List all lines of the data containing the word "matplotlib".

------

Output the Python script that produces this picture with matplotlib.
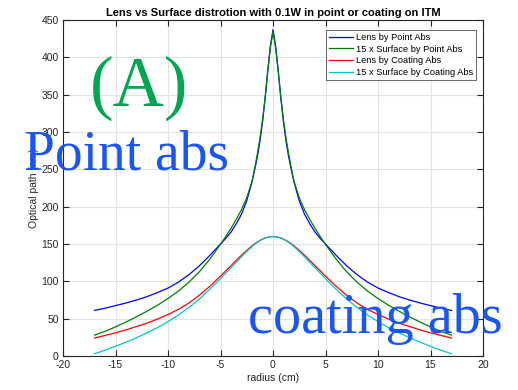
import numpy as np
import matplotlib.pyplot as plt

plt.rcParams['font.family'] = ['Liberation Sans', 'DejaVu Sans']
plt.rcParams['axes.unicode_minus'] = False

# radius samples (cm), one side of the profile, mirrored below
r_half = [0, 0.25, 0.5, 0.75, 1, 1.25, 1.5, 1.75, 2, 2.5, 3, 3.5, 4, 4.5, 5,
          6, 7, 8, 9, 10, 11, 12, 13, 14, 15, 16, 17]

# optical path (nm)
lens_point = [437, 415, 382, 345, 313, 287, 266, 249, 233, 208, 190, 177, 166, 157.5, 150,
              135, 121, 109, 99, 91, 85, 79.5, 75, 71, 67.5, 64, 61]
surf_point = [434, 413, 381, 346, 316, 291, 270, 251, 234, 212, 196, 183, 171, 160, 149.5,
              130, 113, 99, 87, 77, 68, 60, 52.5, 45.5, 39, 33, 28]
lens_coat = [160, 159.8, 159, 158, 156.5, 154.7, 152.5, 150.2, 147.5, 141.5, 135, 128, 121, 114, 107,
             93.5, 81.5, 71, 62.5, 55.5, 49.5, 44, 39.5, 35, 31, 27.5, 24]
surf_coat = [160, 159.8, 159, 158, 156.5, 154.5, 152, 149.5, 146.5, 140, 133, 125.5, 118, 111, 103.5,
             89.5, 76.5, 65, 55, 46, 38, 31, 24.5, 18.5, 13, 7.8, 3]

labels = ['Lens by Point Abs', '15 x Surface by Point Abs',
          'Lens by Coating Abs', '15 x Surface by Coating Abs']
colors = ['#0000ff', '#008000', '#ff0000', '#00c8c8']


def full(vals):
    v = np.array(vals, dtype=float)
    return np.concatenate([v[:0:-1], v])


r = np.array(r_half, dtype=float)
r = np.concatenate([-r[:0:-1], r])

fig = plt.figure(figsize=(5.18, 3.9), dpi=100)
ax = fig.add_axes([63/518, 34/390, 420/518, 336/390])

for vals, c, lab in zip([lens_point, surf_point, lens_coat, surf_coat], colors, labels):
    ax.plot(r, full(vals), color=c, lw=0.9, label=lab)

ax.set_xlim(-20, 20)
ax.set_ylim(0, 450)
ax.set_xticks(np.arange(-20, 21, 5))
ax.set_yticks(np.arange(0, 451, 50))
ax.grid(True, color='#e3e3e3', lw=0.8)
ax.set_axisbelow(True)
ax.tick_params(direction='in', top=True, right=True, labelsize=7.5,
               colors='#262626', length=4, width=0.8, pad=3)
for s in ax.spines.values():
    s.set_color('#262626')
    s.set_linewidth(0.8)

ax.set_title('Lens vs Surface distrotion with 0.1W in point or coating on ITM',
             fontsize=8, fontweight='bold', pad=3)
ax.set_xlabel('radius (cm)', fontsize=7.5, color='#262626', labelpad=2)
ax.set_ylabel('Optical path (nm)', fontsize=7.5, color='#262626', labelpad=2)

leg = ax.legend(loc='upper right', bbox_to_anchor=(476/518, 1 - 30/390),
                bbox_transform=fig.transFigure, borderaxespad=0,
                fontsize=6.7, frameon=True, fancybox=False,
                borderpad=0.3, labelspacing=0.3, handlelength=2.6,
                handletextpad=0.3)
leg.get_frame().set_edgecolor('#262626')
leg.get_frame().set_linewidth(0.6)

# big annotations on top of the plot
fig.text(90/518, 1 - 106/390, '(A)', fontsize=51, color='#00a651',
         family='Liberation Serif', va='baseline')
fig.text(24/518, 1 - 170/390, 'Point abs', fontsize=40, color='#1a56f5',
         family='Liberation Serif', va='baseline')
fig.text(248/518, 1 - 333/390, 'coating abs', fontsize=40.5, color='#1a56f5',
         family='Liberation Serif', va='baseline')

fig.savefig('out.png', dpi=100)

------

* Result for this exercise *
Output the Python script that produces this picture with matplotlib.
import matplotlib.pyplot as plt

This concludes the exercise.